Knie-Endoprothese: Evidenzbasierte Aufklärungsbögen und Gespräche ohne gewünschten Effekt

Berlin/Witten – Evidenzbasiertes Aufklärungsmaterial zu Knie-Endoprothesen haben in einer Pilotstudie nicht zu einer objektiv verbesserten Risikoeinschätzung oder einem erhöhten Wissen bei Patienten geführt.
Das ergab eine vom Institut für Forschung in der Operativen Medizin der Universität Witten/Herdecke geleitete Untersuchung. Die Studie wurde vom Innovationsausschuss beim Gemeinsamen Bundesausschuss (G-BA) gefördert.
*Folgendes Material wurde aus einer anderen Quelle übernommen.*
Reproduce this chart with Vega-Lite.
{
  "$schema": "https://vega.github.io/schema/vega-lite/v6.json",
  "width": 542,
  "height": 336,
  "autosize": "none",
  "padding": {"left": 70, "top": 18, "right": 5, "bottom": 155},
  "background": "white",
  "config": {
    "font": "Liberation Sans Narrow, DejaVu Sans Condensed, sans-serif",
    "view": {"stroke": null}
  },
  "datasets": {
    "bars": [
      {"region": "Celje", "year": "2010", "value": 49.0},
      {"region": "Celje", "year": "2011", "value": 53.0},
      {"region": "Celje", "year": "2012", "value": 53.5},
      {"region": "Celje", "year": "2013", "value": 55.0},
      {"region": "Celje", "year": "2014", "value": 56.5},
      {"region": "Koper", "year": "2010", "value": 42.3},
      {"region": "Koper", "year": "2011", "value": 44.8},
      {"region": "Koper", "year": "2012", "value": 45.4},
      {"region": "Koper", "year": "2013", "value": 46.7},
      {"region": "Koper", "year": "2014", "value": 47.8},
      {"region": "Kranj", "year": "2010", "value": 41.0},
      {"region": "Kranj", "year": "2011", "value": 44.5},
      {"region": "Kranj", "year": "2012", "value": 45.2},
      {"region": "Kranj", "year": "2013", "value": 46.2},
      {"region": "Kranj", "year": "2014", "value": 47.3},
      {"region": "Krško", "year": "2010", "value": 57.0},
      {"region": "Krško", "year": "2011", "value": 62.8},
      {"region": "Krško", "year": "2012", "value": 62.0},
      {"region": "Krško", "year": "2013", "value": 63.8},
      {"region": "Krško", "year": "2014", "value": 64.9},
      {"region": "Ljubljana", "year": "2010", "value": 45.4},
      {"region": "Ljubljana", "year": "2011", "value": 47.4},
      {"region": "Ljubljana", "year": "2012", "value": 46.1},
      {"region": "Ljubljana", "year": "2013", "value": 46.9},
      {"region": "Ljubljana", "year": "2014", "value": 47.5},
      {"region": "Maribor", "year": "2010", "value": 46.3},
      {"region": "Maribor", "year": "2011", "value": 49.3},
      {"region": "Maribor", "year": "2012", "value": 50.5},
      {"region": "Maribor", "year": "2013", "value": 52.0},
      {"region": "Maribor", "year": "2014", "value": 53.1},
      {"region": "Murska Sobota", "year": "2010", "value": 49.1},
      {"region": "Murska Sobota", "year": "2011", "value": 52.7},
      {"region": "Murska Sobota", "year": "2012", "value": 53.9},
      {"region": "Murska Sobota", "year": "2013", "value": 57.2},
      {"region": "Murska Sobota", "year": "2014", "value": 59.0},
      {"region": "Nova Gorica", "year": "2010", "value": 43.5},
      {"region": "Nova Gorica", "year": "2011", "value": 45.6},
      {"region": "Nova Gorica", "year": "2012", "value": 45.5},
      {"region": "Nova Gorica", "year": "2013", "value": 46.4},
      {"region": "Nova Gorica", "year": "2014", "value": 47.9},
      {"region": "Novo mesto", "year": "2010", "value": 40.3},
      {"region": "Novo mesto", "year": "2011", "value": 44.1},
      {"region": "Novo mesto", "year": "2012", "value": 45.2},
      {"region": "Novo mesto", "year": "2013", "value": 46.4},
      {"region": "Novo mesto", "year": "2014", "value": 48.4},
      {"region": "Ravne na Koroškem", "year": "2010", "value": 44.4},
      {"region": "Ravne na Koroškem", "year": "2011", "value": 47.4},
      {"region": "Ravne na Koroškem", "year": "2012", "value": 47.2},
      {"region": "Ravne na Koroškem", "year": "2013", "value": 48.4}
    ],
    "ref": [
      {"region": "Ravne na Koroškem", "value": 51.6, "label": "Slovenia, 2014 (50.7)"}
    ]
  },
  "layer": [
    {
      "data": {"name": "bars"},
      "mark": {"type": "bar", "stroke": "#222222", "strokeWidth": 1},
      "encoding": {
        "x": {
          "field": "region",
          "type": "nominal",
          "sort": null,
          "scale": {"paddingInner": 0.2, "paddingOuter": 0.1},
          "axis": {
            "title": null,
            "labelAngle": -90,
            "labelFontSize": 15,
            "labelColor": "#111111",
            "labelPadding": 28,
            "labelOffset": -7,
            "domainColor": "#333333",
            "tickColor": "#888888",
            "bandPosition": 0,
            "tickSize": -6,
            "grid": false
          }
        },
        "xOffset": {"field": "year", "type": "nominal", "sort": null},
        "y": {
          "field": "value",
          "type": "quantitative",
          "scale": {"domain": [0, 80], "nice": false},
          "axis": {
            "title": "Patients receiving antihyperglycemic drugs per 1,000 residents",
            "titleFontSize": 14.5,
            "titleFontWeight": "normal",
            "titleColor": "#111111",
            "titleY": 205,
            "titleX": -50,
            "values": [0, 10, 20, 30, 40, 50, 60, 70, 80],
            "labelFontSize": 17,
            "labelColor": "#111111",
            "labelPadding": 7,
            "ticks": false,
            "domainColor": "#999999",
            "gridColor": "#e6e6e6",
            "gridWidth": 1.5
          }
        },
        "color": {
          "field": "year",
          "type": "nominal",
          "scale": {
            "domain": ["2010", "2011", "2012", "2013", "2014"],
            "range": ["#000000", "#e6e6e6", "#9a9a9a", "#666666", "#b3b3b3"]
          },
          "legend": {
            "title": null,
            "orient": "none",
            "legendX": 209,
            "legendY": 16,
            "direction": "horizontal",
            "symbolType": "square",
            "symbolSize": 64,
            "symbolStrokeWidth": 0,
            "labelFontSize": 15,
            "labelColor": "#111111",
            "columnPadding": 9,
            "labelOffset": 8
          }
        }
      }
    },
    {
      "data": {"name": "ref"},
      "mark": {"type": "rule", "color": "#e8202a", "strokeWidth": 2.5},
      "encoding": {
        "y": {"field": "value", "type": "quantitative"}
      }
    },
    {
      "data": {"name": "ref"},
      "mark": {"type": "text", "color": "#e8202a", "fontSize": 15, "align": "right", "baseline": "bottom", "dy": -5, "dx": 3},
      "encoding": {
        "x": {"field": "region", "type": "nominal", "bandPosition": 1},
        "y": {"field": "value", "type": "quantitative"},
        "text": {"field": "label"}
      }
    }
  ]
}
Hintergrund ist, dass die OP-Aufklärung in Deutschland laut dem Projektteam aufgrund der Haftungsrisiken für Behandlungsfehler oftmals eher risikozentriert erfolgt. Diese Form der Risikodarstellung einer Behandlung könne sich auf das Angstniveau von Patienten auswirken und einen Nocebo-Effekt auslösen, hieß es aus der Forschungsgruppe.
Das primäre Ziel der Pilotstudie war es, evidenzbasierte Aufklärungsbögen für das Beispiel der Knie-Totalendoprothese und relevante Anästhesieverfahren zu entwickeln und in einer Pilotstudie zu untersuchen.
Dabei wurde der Frage nachgegangen, ob evidenzbasierte Aufklärungsbögen die Risikoeinschätzung verbessern und die Angst der Patienten vor Komplikationen sowie die Anzahl an tatsächlich auftretenden unerwünschten Ereignissen beziehungsweise den Nocebo-Effekt reduzieren können.
In der Auswertung zeigte sich kein Effekt der Intervention auf die untersuchten Endpunkte. Subjektiv berichteten jedoch insbesondere Patienten mit größerem Informationsbedarf von einem Nutzen durch die evidenzbasierte Aufbereitung. Auch Ärztinnen und Ärzte bewerteten die Übersichtlichkeit und die Darstellung der Komplikationshäufigkeiten positiv.
Allerdings äußerten die Mediziner häufig die Befürchtung, sich nicht rechtskonform zu verhalten und drängten auf eine wiederholte Prüfung der Rechtssicherheit. Auch die Rechtsabteilungen der Kliniken zeigten laut dem Projektteam wenig Bereitschaft, von den alten Aufklärungsbögen abzuweichen.
„Es ist nicht nur die Befürchtung einer Defensivmedizin, sondern auch einer Defensivjurisprudenz deutlich geworden“, heißt es im Abschlussbericht zu dem Projekt. Eine rechtssichere und gleichzeitig patientenzentrierte Gestaltung von Aufklärungsprozessen bleibe daher ein ungelöstes Problem, so das Fazit nach Abschluss des Projektes.